Asian currencies stabilized on Monday after sliding sharply in the previous session when robust US employment figures strengthened the dollar to a two-month peak. The US jobs report showed stronger-than-expected payroll growth, reinforcing expectations for the Federal Reserve to maintain higher interest rates longer than some investors had anticipated.

The dollar index climbed to its highest level since mid-November, pressuring regional currencies across Asia. The Japanese yen weakened to fresh lows against the greenback, while the Australian dollar, Chinese yuan, and South Korean won all retreated. Emerging market currencies bore the brunt of dollar strength, as higher US rates attract foreign capital into dollar-denominated assets.

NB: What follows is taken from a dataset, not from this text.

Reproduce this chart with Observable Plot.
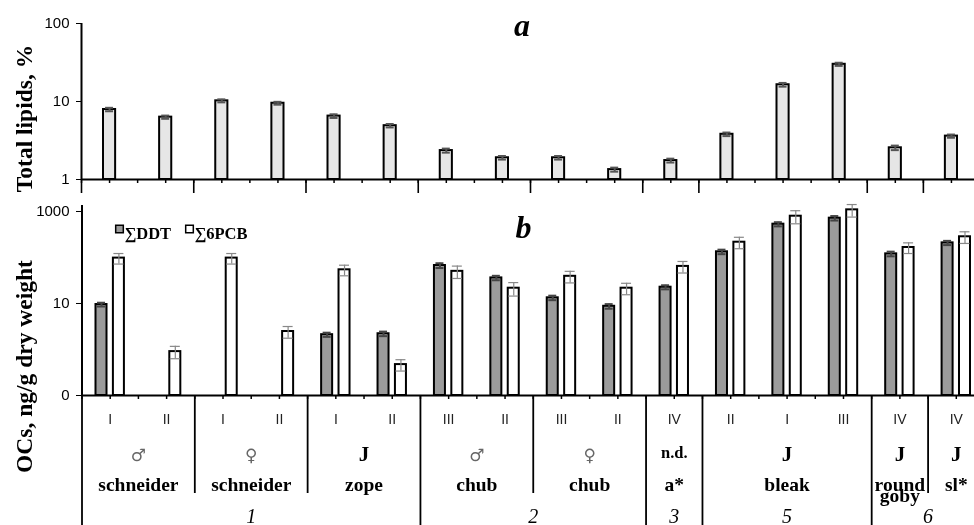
<!DOCTYPE html>
<html>
<head>
<meta charset="utf-8">
<script src="https://cdn.jsdelivr.net/npm/d3@7"></script>
<script src="https://cdn.jsdelivr.net/npm/@observablehq/plot@0.6"></script>
<style>
  html, body { margin: 0; padding: 0; background: white; }
  #chart { position: relative; width: 974px; height: 525px; overflow: hidden; background: white; filter: grayscale(1); }
  #chart svg { position: absolute; left: 0; }
</style>
</head>
<body>
<div id="chart"></div>
<script>
// ---------------- data ----------------
const stages   = ["I","II","I","II","I","II","III","II","III","II","IV","II","I","III","IV","IV"];
const lipids   = [7.9, 6.3, 10.2, 9.5, 6.5, 4.9, 2.35, 1.9, 1.9, 1.34, 1.75, 3.8, 16.4, 30, 2.55, 3.6];
const lipidErr = [0.4, 0.3, 0.45, 0.4, 0.35, 0.25, 0.14, 0.1, 0.1, 0.08, 0.1, 0.2, 0.9, 1.4, 0.17, 0.17];
const ddt      = [9.5, null, null, null, 2.1, 2.2, 67, 36, 13.3, 8.7, 22.6, 133, 530, 716, 120, 208];
const ddtErr   = [0.9, null, null, null, 0.22, 0.25, 8, 4, 1.5, 1, 2.3, 15, 55, 80, 14, 22];
const pcb      = [97, 0.9, 97, 2.46, 54, 0.47, 50, 21.5, 39, 21.5, 64, 215, 790, 1086, 165, 282];
const pcbErr   = [25, 0.27, 25, 0.7, 14, 0.13, 15, 7, 11, 6, 18, 60, 250, 330, 43, 80];

const groupSex   = ["♂","♀","J","♂","♀","n.d.","J","J","J"];
const groupName  = ["schneider","schneider","zope","chub","chub","a*","bleak","round\ngoby","sl*"];
const groupStart = [0, 2, 4, 6, 8, 10, 11, 14, 15];
const groupEnd   = [2, 4, 6, 8, 10, 11, 14, 15, 16];

const sectionLabel = ["1","2","3","5","6"];
const sectionStart = [0, 6, 10, 11, 14];
const sectionEnd   = [6, 10, 11, 14, 16];

const legendLabels = ["∑DDT", "∑6PCB"];
const topTicks = [1, 10, 100];
const botTicks = [0.1, 10, 1000];

// ---------------- derived tables ----------------
const cats = stages.map((stage, i) => ({
  i, stage, lipid: lipids[i], lipidErr: lipidErr[i],
  ddt: ddt[i], ddtErr: ddtErr[i], pcb: pcb[i], pcbErr: pcbErr[i]
}));
const groups = groupName.map((name, k) => ({name, sex: groupSex[k], start: groupStart[k], end: groupEnd[k]}));
const sections = sectionLabel.map((label, k) => ({label, start: sectionStart[k], end: sectionEnd[k]}));
const sectionBounds = [...new Set([...sectionStart, 16])];
const speciesOnlyBounds = groupStart.filter(b => !sectionBounds.includes(b));
const allBounds = [...new Set([...groupStart, 16])];
const halfSteps = d3.range(0, 16.01, 0.5);

const W = 974;
const SERIF = "Liberation Serif, Times New Roman, serif";
const SANS = "Liberation Sans, Arial, sans-serif";
const ddtCats = cats.filter(d => d.ddt != null);

// ---------------- panel a ----------------
const topSvg = Plot.plot({
  width: W, height: 195,
  marginTop: 23, marginBottom: 16, marginLeft: 81, marginRight: 0,
  style: {fontFamily: SANS, fontSize: "15px", background: "white", color: "black"},
  x: {type: "linear", domain: [0, 16], range: [81, 979], axis: null},
  y: {type: "log", domain: [1, 100], ticks: topTicks, tickFormat: d => String(d),
      tickSize: 5, tickPadding: 7, label: null},
  marks: [
    Plot.ruleX([0], {x: d => d, strokeWidth: 2}),
    Plot.ruleX(allBounds, {x: d => d, y1: 1, y2: 1, insetBottom: -14, strokeWidth: 1.6}),
    Plot.ruleX(halfSteps, {x: d => d, y1: 1, y2: 1, insetBottom: -4, strokeWidth: 1.5}),
    Plot.ruleY([1], {y: d => d, strokeWidth: 2}),
    Plot.rectY(cats, {x1: d => d.i, x2: d => d.i + 1, y1: 1, y2: "lipid",
      insetLeft: 22, insetRight: 22, fill: "#e6e6e6", stroke: "black", strokeWidth: 2}),
    Plot.ruleX(cats, {x: d => d.i + 0.5, y1: d => d.lipid - d.lipidErr, y2: d => d.lipid + d.lipidErr,
      stroke: "#555", strokeWidth: 2}),
    Plot.ruleY(cats, {y: d => d.lipid + d.lipidErr, x1: d => d.i + 0.5, x2: d => d.i + 0.5,
      insetLeft: -4, insetRight: -4, stroke: "#555", strokeWidth: 2}),
    Plot.ruleY(cats, {y: d => d.lipid - d.lipidErr, x1: d => d.i + 0.5, x2: d => d.i + 0.5,
      insetLeft: -4, insetRight: -4, stroke: "#555", strokeWidth: 2}),
    Plot.text(["a"], {text: d => d, frameAnchor: "top", dx: -6, dy: 12, lineAnchor: "bottom",
      fontFamily: SERIF, fontWeight: "bold", fontStyle: "italic", fontSize: 32}),
    Plot.text(["Total lipids, %"], {text: d => d, frameAnchor: "left", textAnchor: "middle",
      rotate: -90, dx: -57, dy: 17, fontFamily: SERIF, fontWeight: "bold", fontSize: 23.5})
  ]
});
topSvg.style.top = "0px";

// ---------------- panel b ----------------
const botSvg = Plot.plot({
  width: W, height: 330,
  marginTop: 10, marginBottom: 130, marginLeft: 81, marginRight: 0,
  style: {fontFamily: SANS, fontSize: "15px", background: "white", color: "black"},
  x: {type: "linear", domain: [0, 16], range: [81.5, 984], axis: null},
  y: {type: "log", domain: [0.1, 1350], ticks: botTicks, tickFormat: d => d < 1 ? "0" : String(d),
      tickSize: 5, tickPadding: 7, label: null},
  marks: [
    Plot.ruleX([0], {x: d => d, strokeWidth: 2}),
    Plot.ruleX(sectionBounds, {x: d => d, y1: 0.1, y2: 0.1, insetBottom: -130, strokeWidth: 1.8}),
    Plot.ruleX(speciesOnlyBounds, {x: d => d, y1: 0.1, y2: 0.1, insetBottom: -98, strokeWidth: 1.8}),
    Plot.ruleX(halfSteps, {x: d => d, y1: 0.1, y2: 0.1, insetBottom: -4, strokeWidth: 1.5}),
    Plot.ruleY([0.1], {y: d => d, strokeWidth: 2}),
    // bars
    Plot.rectY(ddtCats, {x1: d => d.i, x2: d => d.i + 1, y1: 0.1, y2: "ddt",
      insetLeft: 14, insetRight: 31.4, fill: "#9b9b9b", stroke: "black", strokeWidth: 2}),
    Plot.rectY(cats, {x1: d => d.i, x2: d => d.i + 1, y1: 0.1, y2: "pcb",
      insetLeft: 31.4, insetRight: 14, fill: "white", stroke: "black", strokeWidth: 2}),
    // error bars DDT
    Plot.ruleX(ddtCats, {x: d => d.i + 0.5, dx: -8.7, y1: d => d.ddt - d.ddtErr, y2: d => d.ddt + d.ddtErr,
      stroke: "#444", strokeWidth: 2}),
    Plot.ruleY(ddtCats, {y: d => d.ddt + d.ddtErr, x1: d => d.i + 0.5, x2: d => d.i + 0.5, dx: -8.7,
      insetLeft: -4, insetRight: -4, stroke: "#444", strokeWidth: 2}),
    Plot.ruleY(ddtCats, {y: d => d.ddt - d.ddtErr, x1: d => d.i + 0.5, x2: d => d.i + 0.5, dx: -8.7,
      insetLeft: -4, insetRight: -4, stroke: "#444", strokeWidth: 2}),
    // error bars PCB
    Plot.ruleX(cats, {x: d => d.i + 0.5, dx: 8.7, y1: d => d.pcb - d.pcbErr, y2: d => d.pcb + d.pcbErr,
      stroke: "#888", strokeWidth: 1.2}),
    Plot.ruleY(cats, {y: d => d.pcb + d.pcbErr, x1: d => d.i + 0.5, x2: d => d.i + 0.5, dx: 8.7,
      insetLeft: -5, insetRight: -5, stroke: "#888", strokeWidth: 1.2}),
    Plot.ruleY(cats, {y: d => d.pcb - d.pcbErr, x1: d => d.i + 0.5, x2: d => d.i + 0.5, dx: 8.7,
      insetLeft: -5, insetRight: -5, stroke: "#888", strokeWidth: 1.2}),
    // legend
    Plot.dot([legendLabels[0]], {frameAnchor: "top-left", dx: 38, dy: 23.5, symbol: "square", r: 4.3,
      fill: "#9b9b9b", stroke: "black", strokeWidth: 1.5}),
    Plot.dot([legendLabels[1]], {frameAnchor: "top-left", dx: 108, dy: 23.5, symbol: "square", r: 4.3,
      fill: "white", stroke: "black", strokeWidth: 1.5}),
    Plot.text([legendLabels[0]], {text: d => d, frameAnchor: "top-left", textAnchor: "start", dx: 43, dy: 22,
      fontFamily: SERIF, fontWeight: "bold", fontSize: 16.5}),
    Plot.text([legendLabels[1]], {text: d => d, frameAnchor: "top-left", textAnchor: "start", dx: 113, dy: 22,
      fontFamily: SERIF, fontWeight: "bold", fontSize: 16.5}),
    // panel letter and y label
    Plot.text(["b"], {text: d => d, frameAnchor: "top", dx: -4.5, dy: 32, lineAnchor: "bottom",
      fontFamily: SERIF, fontWeight: "bold", fontStyle: "italic", fontSize: 32}),
    Plot.text(["OCs, ng/g dry weight"], {text: d => d, frameAnchor: "left", textAnchor: "middle",
      rotate: -90, dx: -57, dy: 66, fontFamily: SERIF, fontWeight: "bold", fontSize: 23.5}),
    // category table
    Plot.text(cats, {x: d => d.i + 0.5, text: "stage", frameAnchor: "bottom", lineAnchor: "bottom", dy: 28,
      fontFamily: SANS, fontSize: 14, fill: "#222"}),
    Plot.text(groups.filter(g => g.sex === "♂" || g.sex === "♀"), {x: d => (d.start + d.end) / 2, text: "sex",
      frameAnchor: "bottom", lineAnchor: "bottom", dy: 65, fontFamily: "DejaVu Sans, sans-serif",
      fontSize: 17, fill: "#666"}),
    Plot.text(groups.filter(g => g.sex === "J"), {x: d => (d.start + d.end) / 2, text: "sex",
      frameAnchor: "bottom", lineAnchor: "bottom", dy: 65, fontFamily: SERIF, fontWeight: "bold", fontSize: 21}),
    Plot.text(groups.filter(g => g.sex === "n.d."), {x: d => (d.start + d.end) / 2, text: "sex",
      frameAnchor: "bottom", lineAnchor: "bottom", dy: 62, fontFamily: SERIF, fontWeight: "bold", fontSize: 16.5}),
    Plot.text(groups, {x: d => (d.start + d.end) / 2, text: "name",
      frameAnchor: "bottom", lineAnchor: "top", lineHeight: 0.6, dy: 86.8,
      fontFamily: SERIF, fontWeight: "bold", fontSize: 19.5}),
    Plot.text(sections, {x: d => (d.start + d.end) / 2, text: "label",
      frameAnchor: "bottom", lineAnchor: "bottom", dy: 127,
      fontFamily: SERIF, fontStyle: "italic", fontSize: 20})
  ]
});
botSvg.style.top = "195px";

const chart = document.getElementById("chart");
chart.appendChild(botSvg);
chart.appendChild(topSvg);
</script>
</body>
</html>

Currency traders adjusted positions after the initial shock of the jobs data. The yen recovered modestly despite Bank of Japan officials signaling no imminent policy shifts. The yuan held near resistance levels as Chinese economic growth concerns persist. The Australian dollar found support above 0.65 USD, though commodity-linked currencies remain vulnerable to any shift in Fed rate expectations.

The strength in US employment data complicates the Fed's narrative heading into its next policy decision. Markets had partially priced in rate cuts for 2024, but the robust jobs report suggests the central bank has less urgency to ease policy. This dynamic directly impacts carry trade strategies, where investors borrow in low-yielding currencies like the yen to invest in higher-yielding assets. A prolonged period of elevated US rates narrows profit margins on these trades.

Regional central banks face a delicate balancing act. The Reserve Bank of Australia and Bank of Thailand both maintain higher rates to combat inflation, but dollar strength creates headwinds for exporters reliant on competitive currency levels. The People's Bank of China continues managing yuan flexibility while supporting growth, adding complexity to regional currency dynamics.

Investors tracking Asian FX should monitor upcoming Chinese economic data and any comments from Fed officials about the trajectory of US rates. The dollar's near-term direction hinges on whether markets interpret the strong jobs report as temporary strength or a signal that rate cuts remain distant. Regional central banks will likely communicate dovish concerns if currency depreciation threatens their export sectors.